Bates had a fork in his hand and was sampling one of the dishes. It met his culinary approval. He nodded to Daphoney that she should try it.
“Detective, I believe we have several avenues of interest. My friend’s lifestyle was adventuresome, to say the least. He had shed the conventional norms of social pretext and was delving into the uninhibited frontier where only the brave and few dare venture. That is one street. And I think you need to tread the familiar terrain of most killings, that of revenge for broken love, sibling rivalry, or severe social insult. The possibility of a medical mix-up may also be present. I believe you have your work cut out for you.”
“Dr. Bates, could you elaborate on the last point?”
“But of course . . . Detective, suppose Dr. Watson’s patient accidentally read his own medical file or that of another patient and incorrectly became confused over what was happening to him. He may have thought a conspiracy was being waged against him. This false belief may have prompted him to act.”
“That’s an intriguing theory, Dr. Bates. Do you know any of the patients that Dr. Watson was seeing?”
“No . . .”
The dinner conversation went back and forth for another forty-five minutes before Dr. Bates had to leave. But before he left, Detective Lincoln asked Dr. Bates one more question.
“What does the body wrapped in what appeared to be a giant condom suggest, Dr. Bates?”

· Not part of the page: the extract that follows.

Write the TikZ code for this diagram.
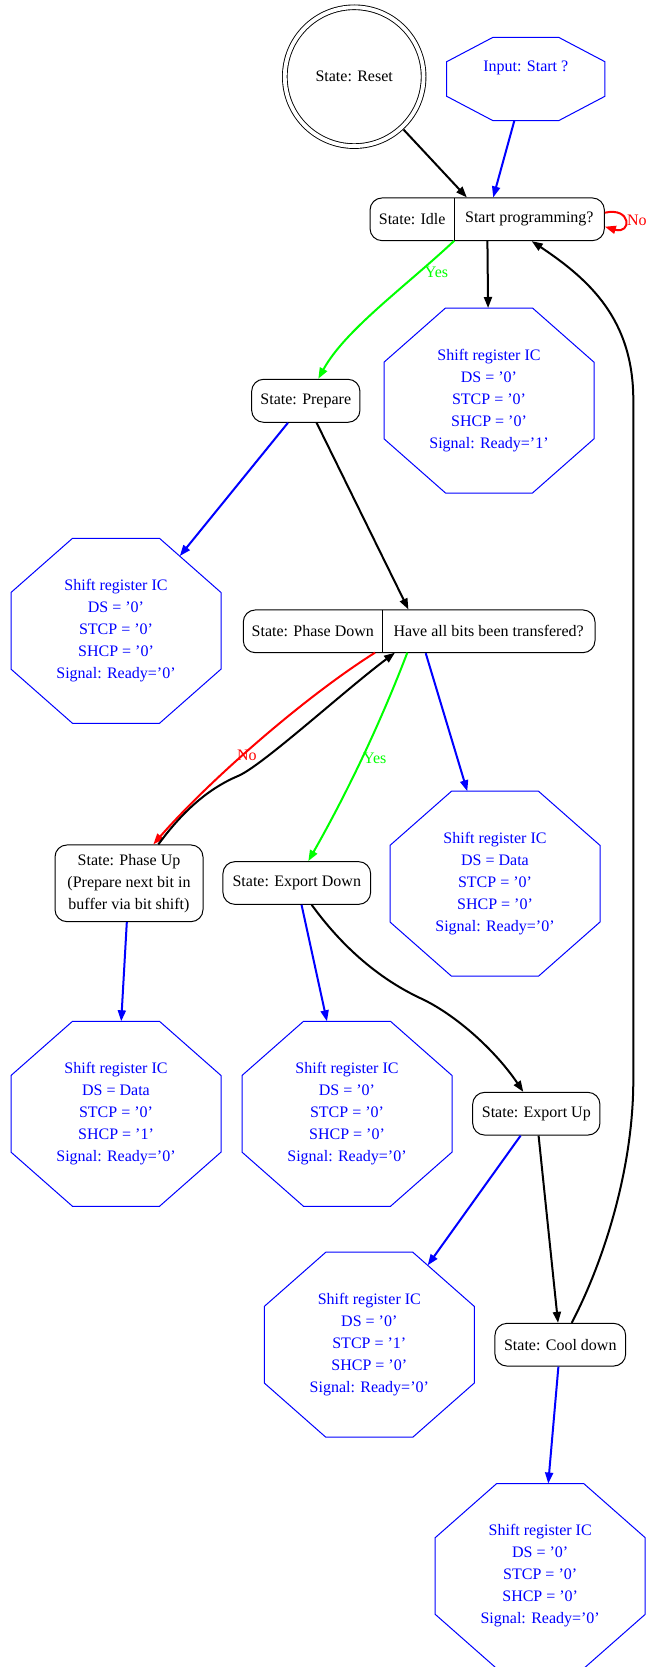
\documentclass[tikz,border=0pt]{standalone}
\usepackage{fontspec}
\setmainfont{Liberation Serif}
\usetikzlibrary{arrows.meta,positioning,fit,calc}

\definecolor{gvgreen}{RGB}{0,255,0}

\tikzset{
    state/.style={draw, line width=1pt, rounded corners=12pt, inner sep=0pt, align=center},
    cell/.style={inner sep=0pt, outer sep=0pt, minimum height=42.7pt},
    ic/.style={text=blue, align=center, inner sep=0pt, outer sep=0pt, minimum width=210pt, minimum height=185pt},
    flow/.style={line width=2pt, -{Triangle[length=11pt,width=8pt]}},
    outflow/.style={flow, blue},
    yesflow/.style={flow, gvgreen},
    noflow/.style={flow, red},
}

% octagon outline on the box of a node
\newcommand{\drawoct}[1]{%
    \draw[blue, line width=1pt]
        ($(#1.north west)!.2929!(#1.north east)$) -- ($(#1.north west)!.7071!(#1.north east)$)
        -- ($(#1.north east)!.2929!(#1.south east)$) -- ($(#1.north east)!.7071!(#1.south east)$)
        -- ($(#1.south west)!.7071!(#1.south east)$) -- ($(#1.south west)!.2929!(#1.south east)$)
        -- ($(#1.north west)!.7071!(#1.south west)$) -- ($(#1.north west)!.2929!(#1.south west)$) -- cycle;}

\begin{document}
\begin{tikzpicture}[x=1pt, y=-1pt, font=\fontsize{16}{22}\selectfont]
    \useasboundingbox (0,0) rectangle (647,1667);

    % Entry points
    \node[circle, draw, double, double distance=3.8pt, line width=0.9pt, minimum size=138.8pt, outer sep=2.9pt] (reset) at (354.2,76.7) {State: Reset};
    \node[ic, minimum width=158.3pt, minimum height=83.4pt] (start) at (525.8,79) {Input: Start ?\\[-3pt]\strut};
    \drawoct{start}

    % Idle record
    \node[cell, minimum width=84.3pt] (idlel) at (412.2,219.3) {State: Idle};
    \node[cell, minimum width=150pt, right=0pt of idlel] (idler) {Start programming?};
    \node[state, fit=(idlel)(idler)] (idle) {};
    \draw[line width=1pt] (idlel.north east) -- (idlel.south east);

    % Phase down record
    \node[cell, minimum width=139pt] (pdl) at (312.8,631.3) {State: Phase Down};
    \node[cell, minimum width=212.7pt, right=0pt of pdl] (pdr) {Have all bits been transfered?};
    \node[state, fit=(pdl)(pdr)] (phasedown) {};
    \draw[line width=1pt] (pdl.north east) -- (pdl.south east);

    % Plain states
    \node[state, minimum width=108.3pt, minimum height=43pt] (prepare) at (305.8,400.8) {State: Prepare};
    \node[state, minimum width=148pt, minimum height=76.7pt] (phaseup) at (129,883.3) {State: Phase Up\\(Prepare next bit in\\buffer via bit shift)};
    \node[state, minimum width=147.7pt, minimum height=42.7pt] (exportdown) at (296.8,883) {State: Export Down};
    \node[state, minimum width=127.3pt, minimum height=42.7pt] (exportup) at (536.3,1113.7) {State: Export Up};
    \node[state, minimum width=130.7pt, minimum height=42.7pt] (cooldown) at (560.3,1344.7) {State: Cool down};

    % Shift register outputs
    \foreach \n/\px/\py/\ds/\st/\sh/\rdy in {1/489/400.5/'0'/'0'/'0'/'1', 2/116/630.8/'0'/'0'/'0'/'0',
        3/495/883.7/Data/'0'/'0'/'0', 4/116/1113.8/Data/'0'/'1'/'0', 5/347/1113.8/'0'/'0'/'0'/'0',
        6/369.3/1344.7/'0'/'1'/'0'/'0', 7/540.2/1576/'0'/'0'/'0'/'0'} {
        \node[ic] (ic\n) at (\px,\py) {Shift register IC\\DS = \ds\\STCP = \st\\SHCP = \sh\\Signal: Ready=\rdy};
        \drawoct{ic\n}
    }

    % Transitions
    \draw[flow] (reset) -- (idle);
    \draw[outflow] (start) -- (idle);
    \draw[noflow] ([yshift=6.6pt]idle.east) .. controls +(27,-6) and +(27,8) .. ([yshift=-7.4pt]idle.east) node[pos=0.5, right, inner sep=1pt] (lblno1) {No};
    \draw[yesflow] (idlel.south east) .. controls (405,287) and (345,330) .. ([xshift=12.5pt]prepare.north) node[pos=0.2, right, inner sep=0pt, yshift=-4pt] (lblyes1) {Yes};
    \draw[flow] (idle) -- (ic1);

    \draw[outflow] (prepare) -- ([xshift=-41.2pt,yshift=-17.7pt]ic2.north east);
    \draw[flow] (prepare) -- (phasedown);

    \draw[noflow] ([xshift=-7.3pt]pdl.south east) .. controls (300,700) and (205,785) .. ([xshift=24.3pt]phaseup.north) node[pos=0.52, anchor=north east, inner sep=1pt, xshift=8pt] (lblno2) {No};
    \draw[flow] ([xshift=29.3pt]phaseup.north) .. controls (180,815) and (205,790) .. (238,776) .. controls (262,766) and (345,690) .. ([xshift=12.7pt]pdr.south west);
    \draw[yesflow] ([xshift=25pt]pdr.south west) .. controls (380,724) and (347,793) .. ([xshift=11.5pt]exportdown.north) node[pos=0.5, right, inner sep=0pt] (lblyes2) {Yes};
    \draw[outflow] (phasedown) -- (ic3);

    \draw[outflow] (phaseup) -- (ic4);
    \draw[outflow] (exportdown) -- (ic5);
    \draw[flow] ([xshift=14.9pt]exportdown.south) .. controls (330,930) and (365,972) .. (420,998) .. controls (455,1014) and (495,1050) .. ([xshift=-13pt]exportup.north);

    \draw[outflow] (exportup) -- ([xshift=-46.6pt,yshift=-13.1pt]ic6.north east);
    \draw[flow] (exportup) -- (cooldown);
    \draw[outflow] (cooldown) -- (ic7);

    % Back to idle
    \draw[flow] ([xshift=11.4pt]cooldown.north) .. controls (603,1263) and (633.3,1170) .. (633.3,1080) -- (633.3,400) .. controls (633.3,320) and (590,280) .. ([xshift=44.5pt]idle.south);
\end{tikzpicture}
\end{document}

“Well, Detective, I’d say it may be a sign of sexual frustration or sexual fantasy. The mind is the reservoir of all our sexual data. Our behavior is established there and the roots of our sexual responses are wrapped within the various layers of beliefs, suspicions, tales, education, and indoctrinated opinions of all of our associates over the years. Individuals have been told how to respond to various stimuli, but what we truly believe is anyone’s guess. What turns you on sexually, Detective, might be totally different than the average Joe. What turned Dr. Watson on might be in a different category than most. It’s just speculation right now.”
“You were his doctor . . .” Bill stated to remind Dr. Bates that he had a vital role in this investigation.
“I was not his psychiatrist for that long. We had just started our doctor-client relationship. We hadn’t reached any breakthroughs. Well, we must really go, Detective.”
Before they left, Bill directed the question to Daphoney.
“Ms. Coldburn, what’s your interpretation of a man found dead dressed in a giant looking condom?”
“Well, Detective, I’d say that sounds kinda kinky to me.”
“If your boyfriend called you and said he wanted you to come over and when you did you found him dressed in a giant condom waiting for you, what would you do?”
“First, I think the quote by British Judge Geoffrey Howard is needed here; he said, ‘I have long lost any capacity for surprise where sex is concerned.’ And second, as to what I would do under the situation you proposed; well, I think I’d have to know you a little bit better to give you my response. Goodnight . . . Detective Lincoln.”
Ms. Daphoney Coldburn, complete with white gloves and a luxurious mink, walked out with the esteemed Dr. Bates and left Detective Lincoln sitting in his chair.